Thousands of people protested France’s special virus pass with marches through Paris and other French cities on Saturday. Most demonstrations were peaceful, but sporadic clashes with riot police marked protests in the French capital.

Some 3,000 security forces deployed around Paris for a third weekend of protests against the pass that will be needed soon to enter restaurants and other places. Police took up posts along the Champs-Elysees to guard against an invasion of the famed avenue.

With virus infections spiking and hospitalizations rising, French lawmakers have passed a bill requiring the pass in most places as of Aug. 9. Polls show a majority of French support the pass, but some are adamantly opposed. The pass requires a vaccination or a quick negative test or proof of a recent recovery from COVID-19 and mandates vaccine shots for all health care workers by mid-September.

Across the Alps, thousands of anti-vaccine pass demonstrators marched in Italian cities including Rome, Milan and Naples for the second consecutive week. Milan demonstrators stopped outside the city’s courthouse chanting “Truth! “Shame!” and “Liberty!” while in Rome they marched behind a banner reading “Resistance.” Those demonstrations were noisy but peaceful.

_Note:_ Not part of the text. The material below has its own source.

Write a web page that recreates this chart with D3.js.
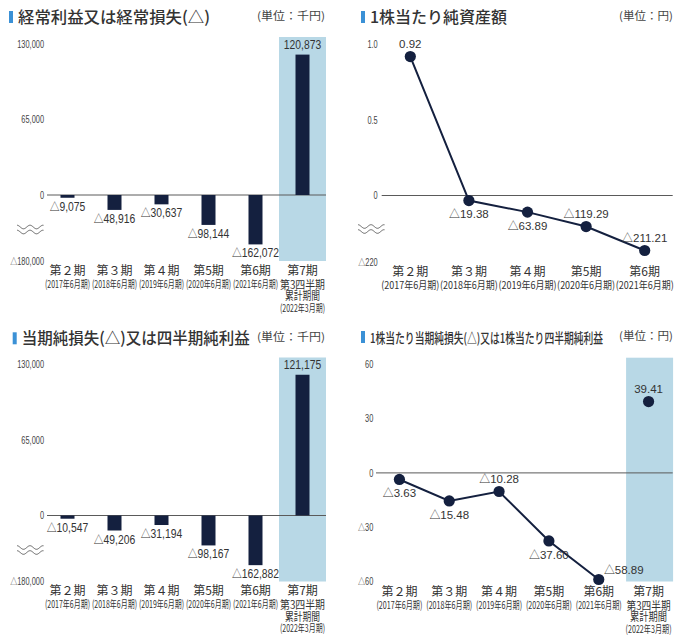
<!DOCTYPE html>
<html><head><meta charset="utf-8">
<script src="https://cdn.jsdelivr.net/npm/d3@7"></script>
<style>
body{margin:0;background:#fff;}
svg{display:block;}
</style></head><body>
<svg id="c" width="684" height="644"></svg>
<script>
// ---- data ----
const barCategories = ["第２期","第３期","第４期","第5期","第6期","第7期"];
const barPeriods = ["(2017年6月期)","(2018年6月期)","(2019年6月期)","(2020年6月期)","(2021年6月期)","(2022年3月期)"];
const lastExtraLines = ["第3四半期","累計期間"];
const ordinaryIncome = [-9075,-48916,-30637,-98144,-162072,120873];
const netIncome = [-10547,-49206,-31194,-98167,-162882,121175];
const barTicks = [-180000,0,65000,130000];

const bpsCategories = ["第２期","第３期","第４期","第5期","第6期"];
const bpsPeriods = ["(2017年6月期)","(2018年6月期)","(2019年6月期)","(2020年6月期)","(2021年6月期)"];
const bpsValues = [0.92,-19.38,-63.89,-119.29,-211.21];
const bpsTicks = [-220,0,0.5,1.0];
const bpsLabelSide = ["above","below","below","above","above"];

const epsValues = [-3.63,-15.48,-10.28,-37.60,-58.89,39.41];
const epsTicks = [-60,-30,0,30,60];
const epsLabelSide = ["below","below","above","below","right","above"];

// ---- styles ----
const svg = d3.select("#c");
const NAVY = "#14203f", BAND = "#b8d8e6", BLUE = "#3b91d6", TXT = "#333", AX = "#5a5a5a";
const CJK = "'Noto Sans CJK JP','Noto Sans',sans-serif";
const NUM = "'Liberation Sans',Arial,sans-serif";

// writes "△" (CJK glyph) + number into a text element
function triText(sel, fmt, triScale) {
  sel.each(function(d) {
    const t = d3.select(this);
    t.text(null);
    if (d < 0) t.append("tspan").attr("font-family", CJK).attr("font-size", (triScale || 1) + "em").text("△");
    t.append("tspan").text(fmt(Math.abs(d)));
  });
}
function condense(sel, k) {
  sel.each(function() {
    const w = this.getComputedTextLength();
    d3.select(this).attr("textLength", w * k).attr("lengthAdjust", "spacingAndGlyphs");
  });
}

function title(x, base, text, len, size, unit, unitRight, unitLen) {
  svg.append("rect").attr("x", x - 9).attr("y", base - 12).attr("width", 4).attr("height", 12).attr("fill", BLUE);
  svg.append("text").attr("x", x).attr("y", base).text(text)
    .attr("font-family", CJK).attr("font-size", size).attr("font-weight", 500).attr("fill", TXT)
    .attr("textLength", len).attr("lengthAdjust", "spacingAndGlyphs");
  svg.append("text").attr("x", unitRight).attr("y", base - 3).attr("text-anchor", "end").text(unit)
    .attr("font-family", CJK).attr("font-size", 11).attr("fill", "#444")
    .attr("textLength", unitLen).attr("lengthAdjust", "spacingAndGlyphs");
}

function wave(g, x0, yc) {
  for (const dy of [-2.5, 2.5]) {
    const pts = d3.range(0, 27, 0.5).map(i => [x0 + i, yc + dy - 1.8 * Math.cos(i / 26 * Math.PI * 4)]);
    g.append("path").attr("d", d3.line()(pts)).attr("fill", "none").attr("stroke", "#555").attr("stroke-width", 0.9);
  }
}

function yAxis(g, y, ticks, fmt, right) {
  const ax = g.append("g").attr("transform", `translate(${right},0)`)
    .call(d3.axisLeft(y).tickValues(ticks).tickSize(0).tickPadding(0));
  ax.select(".domain").remove();
  const txt = ax.selectAll("text").attr("font-family", NUM).attr("font-size", 10).attr("fill", "#444");
  triText(txt, fmt, 0.95);
  condense(txt, 0.74);
}

function xLabels(g, x, cats, periods, base, perLen, extraLen) {
  const cx = c => x(c) + x.bandwidth() / 2;
  g.selectAll(null).data(cats).join("text")
    .attr("x", cx).attr("y", base).attr("text-anchor", "middle").text(d => d)
    .attr("font-family", CJK).attr("font-size", 12).attr("fill", TXT);
  const n = cats.length;
  g.selectAll(null).data(periods).join("text")
    .attr("x", (d, i) => cx(cats[i]))
    .attr("y", (d, i) => (i === n - 1 && n === 6) ? base + 37 : base + 13)
    .attr("text-anchor", "middle").text(d => d)
    .attr("font-family", CJK).attr("font-size", 10.5).attr("fill", TXT)
    .attr("textLength", perLen).attr("lengthAdjust", "spacingAndGlyphs");
  if (n === 6) {
    g.selectAll(null).data(lastExtraLines).join("text")
      .attr("x", cx(cats[n - 1])).attr("y", (d, i) => base + 14 + i * 11.5)
      .attr("text-anchor", "middle").text(d => d)
      .attr("font-family", CJK).attr("font-size", 11.5).attr("fill", TXT)
      .attr("textLength", (d, i) => extraLen[i]).attr("lengthAdjust", "spacingAndGlyphs");
  }
}

function barPanel(oy, values) {
  const g = svg.append("g").attr("transform", `translate(0,${oy})`);
  const x = d3.scaleBand().domain(barCategories).range([44, 326]);
  const y = d3.scaleLinear().domain([-180000, -165000, 0, 130000]).range([261, 245.3, 195, 44]);
  const last = barCategories[barCategories.length - 1];
  g.append("rect").attr("x", x(last)).attr("width", x.bandwidth())
    .attr("y", y(130000) - 7).attr("height", y(-180000) - y(130000) + 7).attr("fill", BAND);
  g.append("line").attr("x1", 47).attr("x2", 326).attr("y1", y(0)).attr("y2", y(0)).attr("stroke", AX).attr("stroke-width", 1);
  const bw = 14;
  g.selectAll(null).data(values).join("rect")
    .attr("x", (d, i) => x(barCategories[i]) + x.bandwidth() / 2 - bw / 2).attr("width", bw)
    .attr("y", d => Math.min(y(d), y(0))).attr("height", d => Math.abs(y(d) - y(0)))
    .attr("fill", NAVY);
  const lab = g.selectAll(null).data(values).join("text")
    .attr("x", (d, i) => x(barCategories[i]) + x.bandwidth() / 2)
    .attr("y", d => d < 0 ? y(d) + 13 : y(d) - 6)
    .attr("text-anchor", "middle")
    .attr("font-family", NUM).attr("font-size", 12).attr("fill", TXT);
  triText(lab, d3.format(","), 0.95);
  condense(lab, 0.86);
  yAxis(g, y, barTicks, d3.format(","), 44);
  wave(g, 17, 229.5);
  xLabels(g, x, barCategories, barPeriods, 274.5, 45, [45, 35]);
}

function linePanel(cats, periods, values, sides, x, y, ticks, tickFmt, valFmt, tickRight, zeroX, waveY, labelBase, perLen, extraLen, band) {
  const g = svg.append("g");
  if (band) {
    const last = cats[cats.length - 1];
    g.append("rect").attr("x", x(last) + x.bandwidth() / 2 - 22.5).attr("width", 47)
      .attr("y", band[0]).attr("height", band[1] - band[0]).attr("fill", BAND);
  }
  g.append("line").attr("x1", zeroX[0]).attr("x2", zeroX[1]).attr("y1", y(0)).attr("y2", y(0)).attr("stroke", AX).attr("stroke-width", 1);
  yAxis(g, y, ticks, tickFmt, tickRight);
  if (waveY) wave(g, 358, waveY);
  const cx = (d, i) => x(cats[i]) + x.bandwidth() / 2;
  const pts = values.map((v, i) => ({v, i}));
  const lineVals = band ? pts.slice(0, -1) : pts;
  g.append("path").datum(lineVals)
    .attr("d", d3.line().x(d => cx(null, d.i)).y(d => y(d.v)))
    .attr("fill", "none").attr("stroke", NAVY).attr("stroke-width", 2);
  g.selectAll(null).data(values).join("circle")
    .attr("cx", cx).attr("cy", d => y(d)).attr("r", 5.6).attr("fill", NAVY);
  const lab = g.selectAll(null).data(values).join("text")
    .attr("x", (d, i) => cx(d, i) + (sides[i] === "right" ? 25 : 0))
    .attr("y", (d, i) => {
      const s = sides[i];
      if (s === "below") return y(d) + 17.8;
      if (s === "right") return y(d) - 5.7;
      return y(d) - 9;
    })
    .attr("text-anchor", "middle")
    .attr("font-family", NUM).attr("font-size", 11.5).attr("fill", TXT);
  triText(lab, valFmt, 0.95);
  xLabels(g, x, cats, periods, labelBase, perLen, extraLen);
}

// ---- titles ----
title(18, 23, "経常利益又は経常損失(△)", 192, 16, "(単位：千円)", 325, 68);
title(370, 23, "1株当たり純資産額", 137, 16, "(単位：円)", 673, 54);
title(21.7, 344.3, "当期純損失(△)又は四半期純利益", 228, 16, "(単位：千円)", 325, 68);
title(370, 343, "1株当たり当期純損失(△)又は1株当たり四半期純利益", 233, 13.5, "(単位：円)", 673, 54);

// ---- panels ----
barPanel(0, ordinaryIncome);
barPanel(320.5, netIncome);

{
  const x = d3.scaleBand().domain(bpsCategories).range([381, 674]);
  const y = d3.scaleLinear().domain([-220, -215, 0, 1]).range([262.5, 251.5, 195.5, 44.5]);
  const fmt = v => v === 0 ? "0" : (v < 10 ? d3.format(".1f")(v) : d3.format("d")(v));
  linePanel(bpsCategories, bpsPeriods, bpsValues, bpsLabelSide, x, y, bpsTicks, fmt, d3.format(".2f"),
    377.7, [381.7, 672.7], 229, 276, 58, null, null);
}
{
  const x = d3.scaleBand().domain(barCategories).range([374.5, 673.5]);
  const y = d3.scaleLinear().domain([-60, 60]).range([581.5, 364.3]);
  linePanel(barCategories, barPeriods, epsValues, epsLabelSide, x, y, epsTicks, d3.format("d"), d3.format(".2f"),
    373.3, [376, 672.7], null, 595.5, 46, [44, 37], [357.7, 581.5]);
}
</script>
</body></html>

For anti-vaccine pass demonstrators in France, “Iiberty” was the slogan of the day. The marches drew some 204,000 people around the country. Some 14,250 people hostile to the pass protested in Paris, several thousand more than a week ago.

Hager Ameur, a 37-year-old nurse, said she resigned from her job, accusing the government of using a form of “blackmail.”

“I think that we mustn’t be told what to do,” she told The Associated Press, adding that French medical workers during the first wave of COVID-19 were quite mistreated. “And now, suddenly we are told that if we don’t get vaccinated it is our fault that people are contaminated. I think it is sickening.”

Tensions flared in front of the famed Moulin Rouge nightclub in northern Paris during what appeared to be the largest demonstration. Lines of police faced down protesters in up-close confrontations during the march. Police used their fists on several occasions.